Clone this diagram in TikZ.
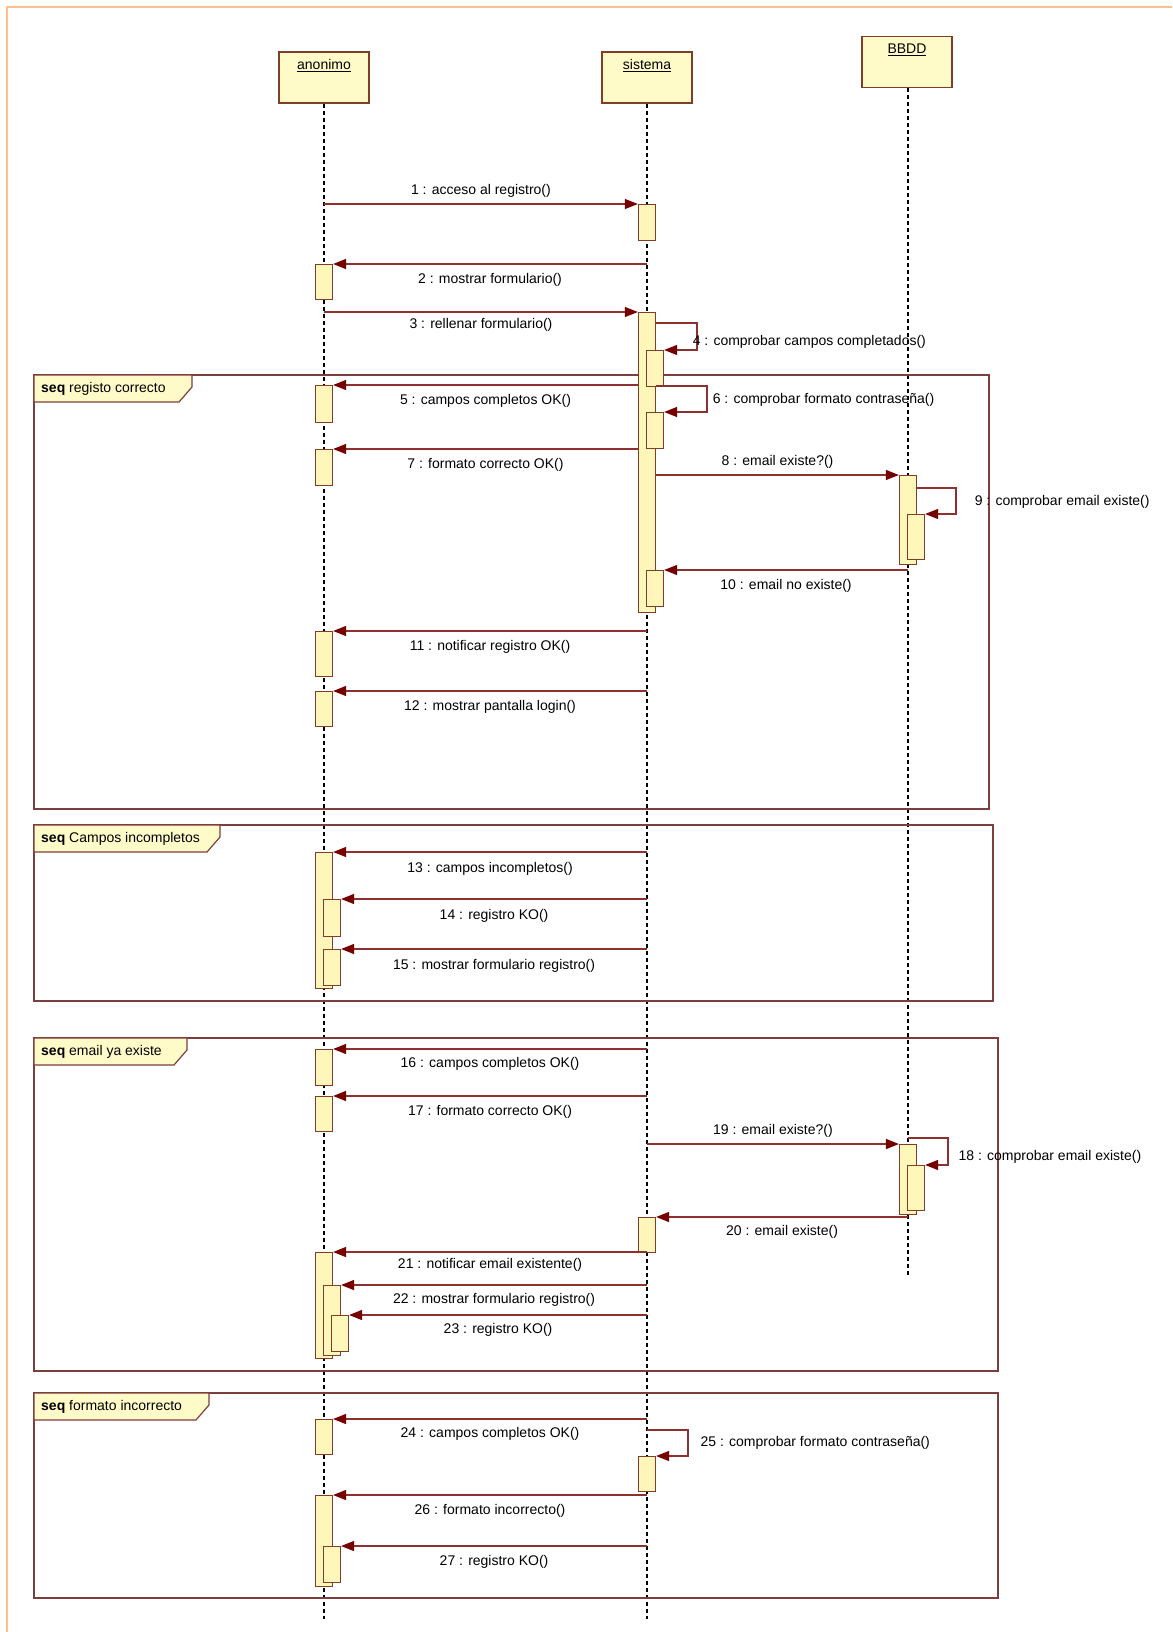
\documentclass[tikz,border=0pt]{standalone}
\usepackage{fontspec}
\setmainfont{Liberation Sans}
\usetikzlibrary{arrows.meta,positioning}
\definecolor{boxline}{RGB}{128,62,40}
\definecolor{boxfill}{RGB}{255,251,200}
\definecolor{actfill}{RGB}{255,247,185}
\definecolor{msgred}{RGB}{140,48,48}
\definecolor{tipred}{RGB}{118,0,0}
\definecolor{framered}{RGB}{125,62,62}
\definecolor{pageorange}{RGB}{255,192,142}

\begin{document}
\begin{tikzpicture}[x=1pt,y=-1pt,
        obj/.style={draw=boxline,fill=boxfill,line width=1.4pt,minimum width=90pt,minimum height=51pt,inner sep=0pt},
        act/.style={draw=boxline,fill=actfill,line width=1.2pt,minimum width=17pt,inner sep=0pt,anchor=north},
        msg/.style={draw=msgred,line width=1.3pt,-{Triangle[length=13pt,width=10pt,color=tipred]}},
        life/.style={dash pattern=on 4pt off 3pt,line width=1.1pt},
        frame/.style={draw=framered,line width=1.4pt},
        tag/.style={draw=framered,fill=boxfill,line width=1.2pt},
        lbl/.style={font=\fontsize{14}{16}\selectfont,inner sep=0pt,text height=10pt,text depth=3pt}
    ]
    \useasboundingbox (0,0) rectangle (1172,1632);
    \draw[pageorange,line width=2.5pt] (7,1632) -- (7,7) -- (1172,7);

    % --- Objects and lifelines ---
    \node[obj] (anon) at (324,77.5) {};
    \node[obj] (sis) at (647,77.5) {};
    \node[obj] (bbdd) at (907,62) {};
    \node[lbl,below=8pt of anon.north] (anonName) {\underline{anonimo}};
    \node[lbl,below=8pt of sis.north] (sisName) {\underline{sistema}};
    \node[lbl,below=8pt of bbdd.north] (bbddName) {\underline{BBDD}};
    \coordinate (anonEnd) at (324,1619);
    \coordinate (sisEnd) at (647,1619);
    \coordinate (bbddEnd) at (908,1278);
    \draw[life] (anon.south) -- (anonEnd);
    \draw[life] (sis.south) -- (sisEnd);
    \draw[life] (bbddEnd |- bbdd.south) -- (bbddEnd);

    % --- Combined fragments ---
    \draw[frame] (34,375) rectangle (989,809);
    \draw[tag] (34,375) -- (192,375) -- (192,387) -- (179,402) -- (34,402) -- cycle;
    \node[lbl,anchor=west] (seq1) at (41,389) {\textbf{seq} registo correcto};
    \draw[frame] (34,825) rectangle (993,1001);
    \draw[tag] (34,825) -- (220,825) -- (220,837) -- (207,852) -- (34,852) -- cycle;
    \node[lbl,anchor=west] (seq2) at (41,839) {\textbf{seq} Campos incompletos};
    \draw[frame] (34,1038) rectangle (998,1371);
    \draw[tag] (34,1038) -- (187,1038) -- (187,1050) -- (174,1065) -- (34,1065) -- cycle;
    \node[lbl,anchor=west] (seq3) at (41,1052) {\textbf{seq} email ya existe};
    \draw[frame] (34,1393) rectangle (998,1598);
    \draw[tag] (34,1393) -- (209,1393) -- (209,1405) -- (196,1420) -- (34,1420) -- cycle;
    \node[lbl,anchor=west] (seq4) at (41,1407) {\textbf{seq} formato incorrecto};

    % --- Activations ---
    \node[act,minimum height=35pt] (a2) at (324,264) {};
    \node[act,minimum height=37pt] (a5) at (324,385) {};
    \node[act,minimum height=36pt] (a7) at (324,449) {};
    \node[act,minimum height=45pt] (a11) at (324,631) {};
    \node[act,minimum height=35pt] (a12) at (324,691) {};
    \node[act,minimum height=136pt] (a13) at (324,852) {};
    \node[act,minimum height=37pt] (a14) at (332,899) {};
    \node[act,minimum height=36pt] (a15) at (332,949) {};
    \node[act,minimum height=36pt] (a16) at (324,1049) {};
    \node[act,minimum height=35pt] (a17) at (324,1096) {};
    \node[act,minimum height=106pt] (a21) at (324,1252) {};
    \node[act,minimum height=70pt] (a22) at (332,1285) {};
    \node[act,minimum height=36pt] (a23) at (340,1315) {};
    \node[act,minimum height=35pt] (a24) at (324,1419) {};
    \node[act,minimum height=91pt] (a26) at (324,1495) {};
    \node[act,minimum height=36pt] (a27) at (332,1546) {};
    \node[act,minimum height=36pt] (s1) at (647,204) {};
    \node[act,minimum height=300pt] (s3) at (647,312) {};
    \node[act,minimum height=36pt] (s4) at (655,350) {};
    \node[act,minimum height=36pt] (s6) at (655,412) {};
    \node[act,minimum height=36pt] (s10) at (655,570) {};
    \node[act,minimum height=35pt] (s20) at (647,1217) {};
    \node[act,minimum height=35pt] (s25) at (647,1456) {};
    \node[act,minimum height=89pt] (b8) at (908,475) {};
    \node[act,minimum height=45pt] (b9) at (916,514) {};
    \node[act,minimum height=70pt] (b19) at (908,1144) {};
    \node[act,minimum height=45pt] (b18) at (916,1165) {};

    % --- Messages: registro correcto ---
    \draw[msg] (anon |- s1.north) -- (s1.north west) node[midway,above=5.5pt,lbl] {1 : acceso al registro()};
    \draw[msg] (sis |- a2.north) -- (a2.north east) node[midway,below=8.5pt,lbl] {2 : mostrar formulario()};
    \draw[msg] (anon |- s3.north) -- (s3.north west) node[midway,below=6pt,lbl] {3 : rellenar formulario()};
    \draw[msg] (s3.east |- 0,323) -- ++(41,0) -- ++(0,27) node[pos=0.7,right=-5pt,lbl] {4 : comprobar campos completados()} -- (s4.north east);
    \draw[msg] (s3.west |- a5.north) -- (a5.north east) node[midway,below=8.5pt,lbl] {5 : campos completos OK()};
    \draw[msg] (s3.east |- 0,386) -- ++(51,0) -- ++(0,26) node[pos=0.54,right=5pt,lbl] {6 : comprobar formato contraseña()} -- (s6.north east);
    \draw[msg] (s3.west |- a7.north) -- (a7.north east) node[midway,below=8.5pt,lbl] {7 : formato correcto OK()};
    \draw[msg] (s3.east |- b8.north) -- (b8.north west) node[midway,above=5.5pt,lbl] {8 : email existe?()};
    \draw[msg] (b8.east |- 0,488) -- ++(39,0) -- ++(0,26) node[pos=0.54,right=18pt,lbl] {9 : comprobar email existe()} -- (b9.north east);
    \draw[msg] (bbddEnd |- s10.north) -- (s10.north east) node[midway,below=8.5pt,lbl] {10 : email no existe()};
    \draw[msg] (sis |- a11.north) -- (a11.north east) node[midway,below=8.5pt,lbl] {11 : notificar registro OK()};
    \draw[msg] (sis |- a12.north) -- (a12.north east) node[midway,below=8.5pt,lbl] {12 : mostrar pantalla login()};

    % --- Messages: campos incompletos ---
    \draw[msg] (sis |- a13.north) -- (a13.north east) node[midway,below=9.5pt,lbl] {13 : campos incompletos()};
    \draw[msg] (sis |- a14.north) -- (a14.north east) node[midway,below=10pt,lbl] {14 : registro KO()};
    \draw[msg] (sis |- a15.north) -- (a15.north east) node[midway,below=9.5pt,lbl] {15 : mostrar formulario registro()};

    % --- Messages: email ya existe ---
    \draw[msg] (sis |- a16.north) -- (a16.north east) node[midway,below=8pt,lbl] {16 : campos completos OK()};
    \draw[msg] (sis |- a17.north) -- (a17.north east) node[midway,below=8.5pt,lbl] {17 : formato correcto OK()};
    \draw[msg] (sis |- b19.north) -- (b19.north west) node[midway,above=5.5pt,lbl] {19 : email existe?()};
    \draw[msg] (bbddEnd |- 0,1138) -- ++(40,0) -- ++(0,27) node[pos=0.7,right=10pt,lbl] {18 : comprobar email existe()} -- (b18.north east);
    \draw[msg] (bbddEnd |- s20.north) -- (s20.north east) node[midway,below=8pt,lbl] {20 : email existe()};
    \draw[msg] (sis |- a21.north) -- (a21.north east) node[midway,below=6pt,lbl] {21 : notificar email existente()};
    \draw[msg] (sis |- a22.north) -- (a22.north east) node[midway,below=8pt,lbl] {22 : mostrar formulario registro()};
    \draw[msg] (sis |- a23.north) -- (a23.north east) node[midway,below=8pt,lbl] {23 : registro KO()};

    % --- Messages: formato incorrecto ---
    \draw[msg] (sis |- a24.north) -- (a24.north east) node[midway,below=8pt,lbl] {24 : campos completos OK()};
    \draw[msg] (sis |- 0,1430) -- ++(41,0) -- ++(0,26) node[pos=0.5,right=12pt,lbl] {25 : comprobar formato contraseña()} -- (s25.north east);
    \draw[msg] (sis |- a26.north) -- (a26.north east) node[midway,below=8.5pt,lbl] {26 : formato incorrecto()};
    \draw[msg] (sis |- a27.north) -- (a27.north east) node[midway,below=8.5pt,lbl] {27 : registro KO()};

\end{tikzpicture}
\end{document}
○ ○ ○ ○ ○ ○ ○
## THE EXERCISE
Begin at the first line of the data above and repeat each line exactly, stopping after the line containing "(7,7) -- (1172,7);". Omit the pictures.

## SOLUTION
Clone this diagram in TikZ.
\documentclass[tikz,border=0pt]{standalone}
\usepackage{fontspec}
\setmainfont{Liberation Sans}
\usetikzlibrary{arrows.meta,positioning}
\definecolor{boxline}{RGB}{128,62,40}
\definecolor{boxfill}{RGB}{255,251,200}
\definecolor{actfill}{RGB}{255,247,185}
\definecolor{msgred}{RGB}{140,48,48}
\definecolor{tipred}{RGB}{118,0,0}
\definecolor{framered}{RGB}{125,62,62}
\definecolor{pageorange}{RGB}{255,192,142}

\begin{document}
\begin{tikzpicture}[x=1pt,y=-1pt,
        obj/.style={draw=boxline,fill=boxfill,line width=1.4pt,minimum width=90pt,minimum height=51pt,inner sep=0pt},
        act/.style={draw=boxline,fill=actfill,line width=1.2pt,minimum width=17pt,inner sep=0pt,anchor=north},
        msg/.style={draw=msgred,line width=1.3pt,-{Triangle[length=13pt,width=10pt,color=tipred]}},
        life/.style={dash pattern=on 4pt off 3pt,line width=1.1pt},
        frame/.style={draw=framered,line width=1.4pt},
        tag/.style={draw=framered,fill=boxfill,line width=1.2pt},
        lbl/.style={font=\fontsize{14}{16}\selectfont,inner sep=0pt,text height=10pt,text depth=3pt}
    ]
    \useasboundingbox (0,0) rectangle (1172,1632);
    \draw[pageorange,line width=2.5pt] (7,1632) -- (7,7) -- (1172,7);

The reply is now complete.